At the currency markets on Wednesday, the dollar fell against the euro on speculation the European Central Bank will raise interest rates in the next month, widening the gap in borrowing costs with the U.S. The dollar has gained 2% against the euro in the previous two sessions. The dollar index, which tracks the greenback against a basket of six major currencies, fell 0.6% to 73.19.

Since last September, Fed has axed interest rates seven times and brought it down to 2%. The ECB has kept rates unchanged at 4% since June, 2007.

A rebound in crude-oil prices today also helped gold rally as investors purchased the metal as a hedge against inflation. Crude-oil futures climbed as much as 5.3% today to $138.30 a barrel after dropping 2.3% yesterday. As oil prices continue to rise, gold becomes more appealing as a hedge against oil-generated inflation.

Gold witnessed the greatest annual gain in twenty eight years by gaining $200/ounce (31%) in FY 2007 as lower interest rates had sent the dollar tumbling, and crude-oil prices rose to a record. In 2006, silver had jumped 46% while gold gained 23%.

At the MCX, gold prices for August delivery closed higher by Rs 123 (1%) at Rs 12,241 per 10 grams. Prices rose to a high of Rs 12,256 per 10 grams and fell to a low of Rs 12,093 per 10 grams during the day’s trading.

At the MCX, silver prices for July delivery closed Rs 394 (1.7%) higher at Rs 23,831/Kg. Prices opened at Rs 23,430/kg and rose to a high of Rs 23,890/Kg during the day’s trading.

Crude prices shoot up by more than $5


Inventory report shows that crude supplies fell for fourth week in a row

The weekly inventory report by the Energy Department took crude prices higher today, Wednesday, 11 June, 2008. prices rose by more than $5 today after Energy Department’s report showed that crude inventories slipped for the fourth week in a row. A lower dollar also helped in pushing crude prices higher.

Crude-oil futures for light sweet crude for July delivery today closed at $136.38/barrel (higher by $5.07/barrel or 3.9%) on the New York Mercantile Exchange. Earlier it rose to a high of $138.3/barrel during the day.

Last week, crude prices closed higher by 8.8%. For the year, crude is up by 40% till date. Prices are 103% higher on a yearly basis.

The EIA reported today that the nation's crude supplies dropped to 302.2 million barrels, down 4.6 million barrels, for the week ended 6 June. Thus, crude supplies have fallen a total of 23.6 million in four weeks. Refinery utilization was at 88.6% compared with 89.7% of capacity a week earlier.

EIA also reported that supplies of petroleum products climbed as declines in demand offset an unexpected decrease in refinery activity last week. Motor gasoline supplies rose 1 million barrels to stand at 210.1 million barrels and distillate stocks were up 2.3 million barrels at 114 million barrels.

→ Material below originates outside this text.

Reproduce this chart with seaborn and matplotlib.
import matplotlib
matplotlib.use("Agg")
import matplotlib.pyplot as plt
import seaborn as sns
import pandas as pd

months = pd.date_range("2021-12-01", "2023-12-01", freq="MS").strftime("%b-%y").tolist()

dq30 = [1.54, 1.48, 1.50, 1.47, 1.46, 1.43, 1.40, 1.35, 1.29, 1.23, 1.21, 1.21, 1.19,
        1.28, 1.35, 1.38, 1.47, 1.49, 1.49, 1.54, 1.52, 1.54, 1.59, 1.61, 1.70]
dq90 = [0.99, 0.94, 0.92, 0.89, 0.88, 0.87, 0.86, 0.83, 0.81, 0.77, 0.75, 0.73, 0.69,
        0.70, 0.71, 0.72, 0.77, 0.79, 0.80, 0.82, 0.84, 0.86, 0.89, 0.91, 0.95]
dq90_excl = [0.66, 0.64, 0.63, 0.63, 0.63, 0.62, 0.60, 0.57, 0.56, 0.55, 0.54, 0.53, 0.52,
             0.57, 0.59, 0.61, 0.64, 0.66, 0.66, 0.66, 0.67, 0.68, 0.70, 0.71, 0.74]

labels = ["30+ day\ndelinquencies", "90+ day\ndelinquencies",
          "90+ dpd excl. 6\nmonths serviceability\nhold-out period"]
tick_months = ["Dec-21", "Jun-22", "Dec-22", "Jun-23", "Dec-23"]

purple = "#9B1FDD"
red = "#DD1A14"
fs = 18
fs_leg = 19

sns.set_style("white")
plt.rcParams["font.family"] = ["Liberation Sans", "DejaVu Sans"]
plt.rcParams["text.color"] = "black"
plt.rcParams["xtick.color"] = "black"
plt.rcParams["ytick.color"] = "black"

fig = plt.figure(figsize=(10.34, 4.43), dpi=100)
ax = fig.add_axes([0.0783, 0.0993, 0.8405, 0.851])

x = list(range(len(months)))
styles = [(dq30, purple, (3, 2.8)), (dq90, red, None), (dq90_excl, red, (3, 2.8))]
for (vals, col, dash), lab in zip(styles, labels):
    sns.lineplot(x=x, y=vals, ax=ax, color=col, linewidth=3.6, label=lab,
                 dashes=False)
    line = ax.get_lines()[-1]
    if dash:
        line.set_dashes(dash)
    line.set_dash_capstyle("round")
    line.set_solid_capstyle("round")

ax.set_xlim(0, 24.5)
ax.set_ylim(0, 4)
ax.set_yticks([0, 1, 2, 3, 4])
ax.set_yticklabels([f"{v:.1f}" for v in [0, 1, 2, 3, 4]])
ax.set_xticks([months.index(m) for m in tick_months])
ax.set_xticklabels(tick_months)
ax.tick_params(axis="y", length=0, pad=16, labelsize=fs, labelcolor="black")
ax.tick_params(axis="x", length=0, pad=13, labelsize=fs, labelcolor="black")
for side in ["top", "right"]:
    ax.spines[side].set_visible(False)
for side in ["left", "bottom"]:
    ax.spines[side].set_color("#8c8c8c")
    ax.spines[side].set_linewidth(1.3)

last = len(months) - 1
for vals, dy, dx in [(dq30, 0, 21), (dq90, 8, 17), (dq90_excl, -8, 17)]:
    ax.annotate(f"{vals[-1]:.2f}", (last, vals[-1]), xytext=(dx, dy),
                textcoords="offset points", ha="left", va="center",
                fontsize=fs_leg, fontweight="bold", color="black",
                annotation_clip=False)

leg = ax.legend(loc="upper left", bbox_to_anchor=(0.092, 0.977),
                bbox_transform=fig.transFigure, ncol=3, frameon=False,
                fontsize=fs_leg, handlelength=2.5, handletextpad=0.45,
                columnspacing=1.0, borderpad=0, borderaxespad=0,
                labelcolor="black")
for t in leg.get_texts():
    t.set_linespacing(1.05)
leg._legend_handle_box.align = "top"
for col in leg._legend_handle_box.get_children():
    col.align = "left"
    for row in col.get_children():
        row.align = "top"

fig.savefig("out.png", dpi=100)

Oil prices had shot higher by almost $11 a barrel on Friday, 06 June, 2008 scoring their biggest one-day gain in dollar terms as talk about a potential Israeli attack on Iran combined with a slide in the U.S. dollar. Prices had touched an all time high of $139/barrel but closed at $138.5. That was an all-time closing high.

At the currency markets on Wednesday, the dollar fell against the euro on speculation the European Central Bank will raise interest rates in the next month, widening the gap in borrowing costs with the U.S. The dollar has gained 2% against the euro in the previous two sessions. The dollar index, which tracks the greenback against a basket of six major currencies, fell 0.6% to 73.19.

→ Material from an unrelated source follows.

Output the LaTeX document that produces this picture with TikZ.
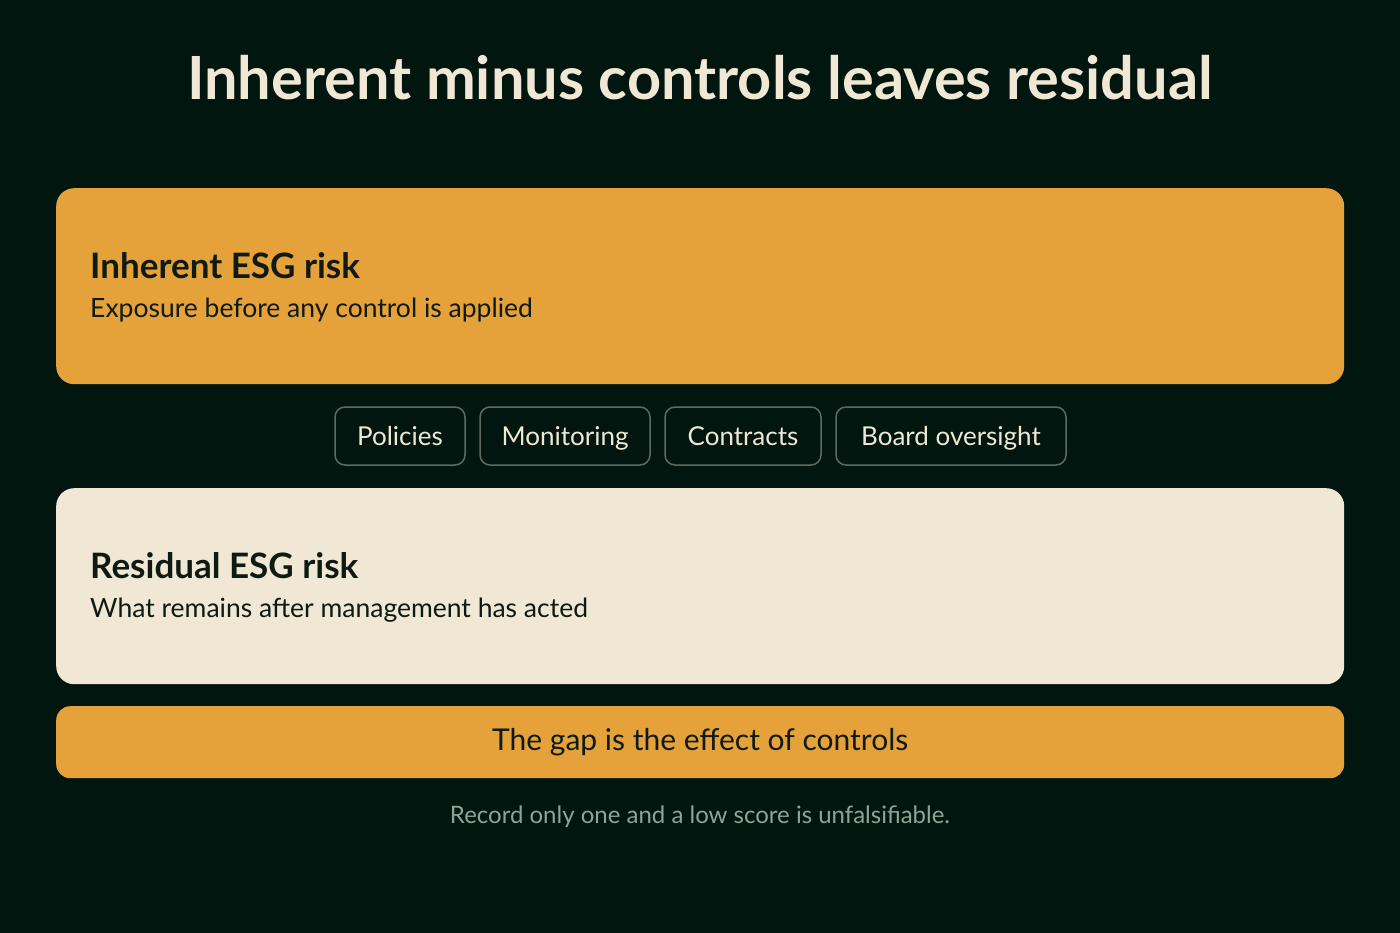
\documentclass[tikz,border=0pt]{standalone}
\usepackage{fontspec}
\setmainfont{Lato}
\definecolor{bgdark}{HTML}{021610}
\definecolor{ochre}{HTML}{E5A13A}
\definecolor{cream}{HTML}{F0E8D4}
\definecolor{chipline}{HTML}{5E6B5E}
\definecolor{notegrey}{HTML}{8FA397}
\definecolor{inkdark}{HTML}{0E1A12}
\begin{document}
\begin{tikzpicture}[x=1pt,y=-1pt]
			\tikzstyle{panel}=[rounded corners=18pt,inner sep=0pt,anchor=north west]
			\tikzstyle{chip}=[draw=chipline,line width=1.5pt,rounded corners=10pt,fill=bgdark,
			  minimum height=58pt,inner sep=0pt,text=cream,text height=18pt,text depth=0pt,
			  font=\fontsize{26}{30}\selectfont]
			\tikzstyle{head}=[anchor=west,inner sep=0pt,text=inkdark,font=\fontsize{35}{40}\selectfont\bfseries]
			\tikzstyle{sub}=[anchor=west,inner sep=0pt,text=inkdark,font=\fontsize{26.5}{30}\selectfont]
			\fill[bgdark] (0,0) rectangle (1400,933);
			\useasboundingbox (0,0) rectangle (1400,933);

			\node[text=cream,font=\fontsize{59.5}{66}\selectfont\bfseries] (title) at (700,78) {Inherent minus controls leaves residual};

			\node[panel,fill=ochre,minimum width=1288pt,minimum height=196pt] (inherent) at (56,188) {};
			\node[head] (inherent-head) at (90,266) {Inherent ESG risk};
			\node[sub] (inherent-sub) at (90,310) {Exposure before any control is applied};

			\node[chip,minimum width=130pt] (policies) at (400,436) {Policies};
			\node[chip,minimum width=170pt] (monitoring) at (565,436) {Monitoring};
			\node[chip,minimum width=156pt] (contracts) at (743,436) {Contracts};
			\node[chip,minimum width=230pt] (board) at (951,436) {Board oversight};

			\node[panel,fill=cream,minimum width=1288pt,minimum height=196pt] (residual) at (56,488) {};
			\node[head] (residual-head) at (90,566) {Residual ESG risk};
			\node[sub] (residual-sub) at (90,610) {What remains after management has acted};

			\node[panel,rounded corners=14pt,fill=ochre,minimum width=1288pt,minimum height=72pt] (gap) at (56,706) {};
			\node[text=inkdark,inner sep=0pt,font=\fontsize{30}{34}\selectfont] (gap-text) at (gap.center) {The gap is the effect of controls};

			\node[text=notegrey,font=\fontsize{24}{28}\selectfont] (note) at (700,817) {Record only one and a low score is unfalsifiable.};
		\end{tikzpicture}
\end{document}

Brent crude oil for June settlement today rose $4 (3.1%) to $135.02 on the London-based ICE Futures Europe exchange. The London benchmark rose 54% in FY 2007, the most since 1999 when prices more than doubled.

Natural gas consumption to rise 2.2% in 2008

Natural gas in New York advanced amid speculation supply gains will be below average for the week because a heat wave spurred demand and as crude oil surged. Natural gas for July delivery rose 22.5 cents (1.8%) to settle at $12.66 per million British thermal units. Futures earlier touched $12.779 and have gained 70% since beginning of this year.

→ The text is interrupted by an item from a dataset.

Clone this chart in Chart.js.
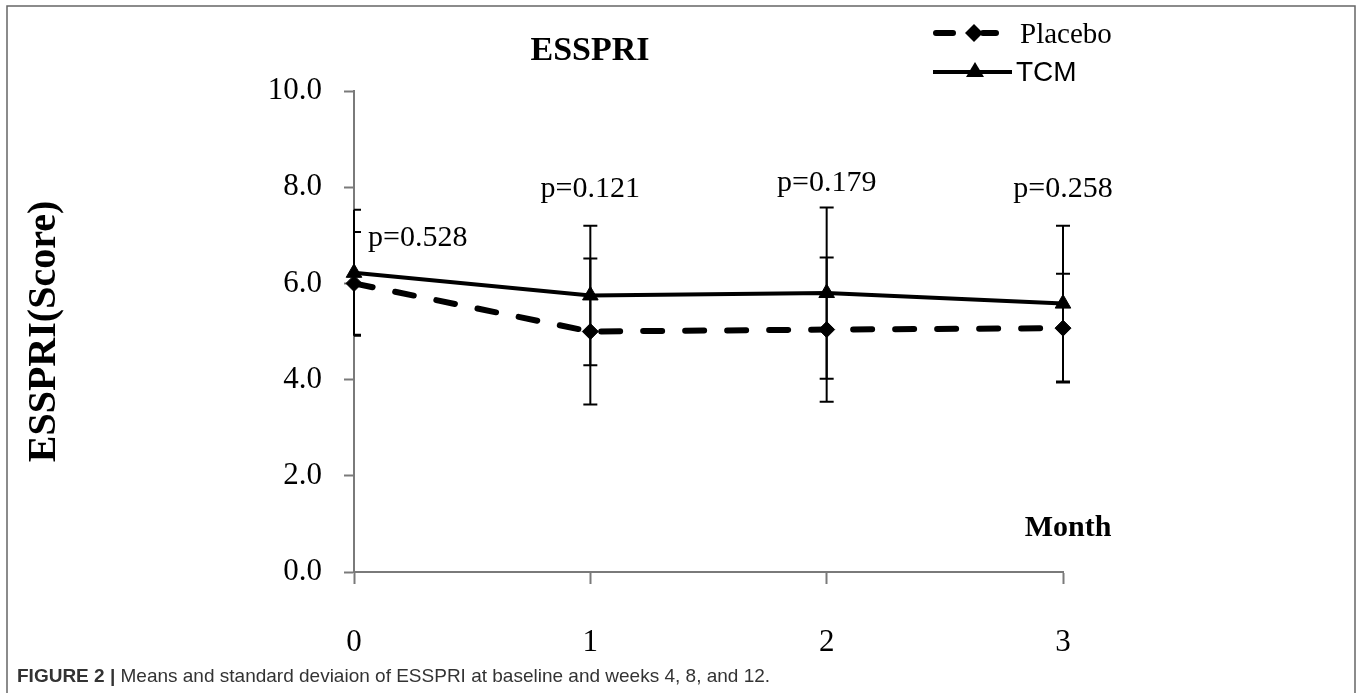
<!DOCTYPE html>
<html>
<head>
<meta charset="utf-8">
<script src="https://cdn.jsdelivr.net/npm/chart.js@4.4.1/dist/chart.umd.min.js"></script>
<style>
  html, body { margin: 0; padding: 0; background: #fff; }
  #wrap { width: 1360px; height: 693px; position: relative; }
</style>
</head>
<body>
<div id="wrap"><canvas id="myChart"></canvas></div>
<script>
// data
const months = [0, 1, 2, 3];
const yTicks = [0, 2, 4, 6, 8, 10];
const placeboMean = [6.00, 5.00, 5.04, 5.07];
const placeboSD = [1.07, 1.52, 1.50, 1.13];
const tcmMean = [6.22, 5.75, 5.80, 5.58];
const tcmSD = [1.31, 1.45, 1.78, 1.62];
const pValues = ["p=0.528", "p=0.121", "p=0.179", "p=0.258"];

const serif = "'Liberation Serif', 'Times New Roman', serif";
const sans = "'Liberation Sans', Arial, sans-serif";
const axisGray = "#7a7a7a";

// vertical SD bars with caps, drawn under the lines
const errorBars = {
  id: "errorBars",
  beforeDatasetsDraw(chart) {
    const { ctx, scales: { x, y } } = chart;
    ctx.save();
    ctx.strokeStyle = "#000";
    ctx.lineWidth = 2;
    [[placeboMean, placeboSD], [tcmMean, tcmSD]].forEach(([m, sd]) => {
      months.forEach((mo, i) => {
        const px = x.getPixelForValue(mo);
        const top = y.getPixelForValue(m[i] + sd[i]);
        const bot = y.getPixelForValue(m[i] - sd[i]);
        const capL = i === 0 ? 0 : 7;
        ctx.beginPath();
        ctx.moveTo(px, top); ctx.lineTo(px, bot);
        ctx.moveTo(px - capL, top); ctx.lineTo(px + 7, top);
        ctx.moveTo(px - capL, bot); ctx.lineTo(px + 7, bot);
        ctx.stroke();
      });
    });
    ctx.restore();
  }
};

// title, p values, axis label, legend, caption and frame
const extras = {
  id: "extras",
  afterDraw(chart) {
    const { ctx, scales: { x, y } } = chart;
    ctx.save();
    ctx.fillStyle = "#000";

    ctx.font = "bold 34px " + serif;
    ctx.textAlign = "center";
    ctx.textBaseline = "alphabetic";
    ctx.fillText("ESSPRI", 590, 60);

    // p values above the bars
    const pY = [6.95, 7.97, 8.09, 7.97];
    ctx.font = "30px " + serif;
    ctx.textBaseline = "middle";
    pValues.forEach((t, i) => {
      const px = x.getPixelForValue(months[i]);
      if (i === 0) {
        ctx.textAlign = "left";
        ctx.fillText(t, px + 14, y.getPixelForValue(pY[i]));
      } else {
        ctx.textAlign = "center";
        ctx.fillText(t, px, y.getPixelForValue(pY[i]));
      }
    });

    ctx.font = "bold 30px " + serif;
    ctx.textAlign = "center";
    ctx.fillText("Month", 1068, 528);

    // legend
    ctx.strokeStyle = "#000";
    ctx.lineWidth = 6;
    ctx.lineCap = "round";
    ctx.beginPath();
    ctx.moveTo(936, 33); ctx.lineTo(953, 33);
    ctx.moveTo(983, 33); ctx.lineTo(996, 33);
    ctx.stroke();
    ctx.beginPath();
    ctx.moveTo(974, 24); ctx.lineTo(983, 33); ctx.lineTo(974, 42); ctx.lineTo(965, 33);
    ctx.closePath(); ctx.fill();

    ctx.lineWidth = 4;
    ctx.lineCap = "butt";
    ctx.beginPath();
    ctx.moveTo(933, 72); ctx.lineTo(1012, 72);
    ctx.stroke();
    ctx.beginPath();
    ctx.moveTo(975, 62); ctx.lineTo(984, 77); ctx.lineTo(966, 77);
    ctx.closePath(); ctx.fill();

    ctx.textAlign = "left";
    ctx.textBaseline = "alphabetic";
    ctx.font = "29px " + serif;
    ctx.fillText("Placebo", 1020, 43);
    ctx.font = "28px " + sans;
    ctx.fillText("TCM", 1016, 81);

    // caption
    ctx.fillStyle = "#333";
    ctx.font = "bold 19px " + sans;
    const head = "FIGURE 2 | ";
    ctx.fillText(head, 17, 682);
    const w = ctx.measureText(head).width;
    ctx.font = "19px " + sans;
    ctx.fillText("Means and standard deviaion of ESSPRI at baseline and weeks 4, 8, and 12.", 17 + w, 682);

    // frame round the figure
    ctx.strokeStyle = "#666";
    ctx.lineWidth = 1.5;
    ctx.beginPath();
    ctx.moveTo(7, 700); ctx.lineTo(7, 6); ctx.lineTo(1355, 6); ctx.lineTo(1355, 700);
    ctx.stroke();
    ctx.restore();
  }
};

new Chart("myChart", {
  type: "line",
  data: {
    datasets: [{
      label: "Placebo",
      data: months.map((m, i) => ({ x: m, y: placeboMean[i] })),
      borderColor: "#000",
      backgroundColor: "#000",
      borderWidth: 6,
      borderDash: [19, 23],
      borderCapStyle: "round",
      pointStyle: "rectRot",
      pointRadius: 8,
      pointBorderWidth: 1,
      clip: false
    }, {
      label: "TCM",
      data: months.map((m, i) => ({ x: m, y: tcmMean[i] })),
      borderColor: "#000",
      backgroundColor: "#000",
      borderWidth: 4,
      pointStyle: "triangle",
      pointRadius: 9,
      pointBorderWidth: 1,
      clip: false
    }]
  },
  options: {
    responsive: true,
    maintainAspectRatio: false,
    animation: false,
    layout: { padding: { left: 21, top: 91, right: 297, bottom: 21 } },
    plugins: {
      legend: { display: false },
      tooltip: { enabled: false }
    },
    scales: {
      x: {
        type: "linear",
        min: 0,
        max: 3,
        afterBuildTicks: s => { s.ticks = months.map(v => ({ value: v })); },
        ticks: { padding: 40, color: "#000", font: { family: serif, size: 31 }, callback: v => String(v) },
        grid: { drawOnChartArea: false, tickLength: 12, tickColor: axisGray, tickWidth: 2 },
        border: { color: axisGray, width: 2 },
        afterFit: s => { s.height = 100; }
      },
      y: {
        min: 0,
        max: 10,
        afterBuildTicks: s => { s.ticks = yTicks.map(v => ({ value: v })); },
        ticks: { padding: 22, color: "#000", font: { family: serif, size: 31 }, callback: v => v.toFixed(1) },
        grid: { drawOnChartArea: false, tickLength: 10, tickColor: axisGray, tickWidth: 2 },
        border: { color: axisGray, width: 2 },
        title: { display: true, text: "ESSPRI(Score)", color: "#000", font: { family: serif, size: 40, weight: "bold" }, padding: 0 },
        afterFit: s => { s.width = 333; }
      }
    }
  },
  plugins: [errorBars, extras]
});
</script>
</body>
</html>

Against this backdrop, July reformulated gasoline rose 15 cents to close at $3.47 a gallon on Nymex, with July heating oil ahead 16 cents to finish at $3.97 a gallon. Both closed more than 4% higher for the session.

As per EIA, total natural-gas consumption is expected to rise by 2.2% in 2008, with year-over-year increases in residential, commercial and electric power sectors largely weather driven.

Earlier this week, The International Energy Agency (IEA) cut its forecast for global oil demand for a fifth month today as record prices dented consumption. The IEA reduced its 2008 outlook by about 70,000 barrels a day to 86.77 million barrels a day from 86.84 million last month. That leaves demand growth for this year at 0.9%.

Crude had ended FY 2007 substantially higher by $35 or 57%. It was crude’s biggest yearly gain in five years.

At the MCX, crude oil for July delivery closed at Rs 5,894/barrel, higher by Rs 234 (4.1%) against previous day’s close. Natural gas for June delivery closed at Rs 543/mmbtu, higher by Rs 9.3/mmbtu (1.7%).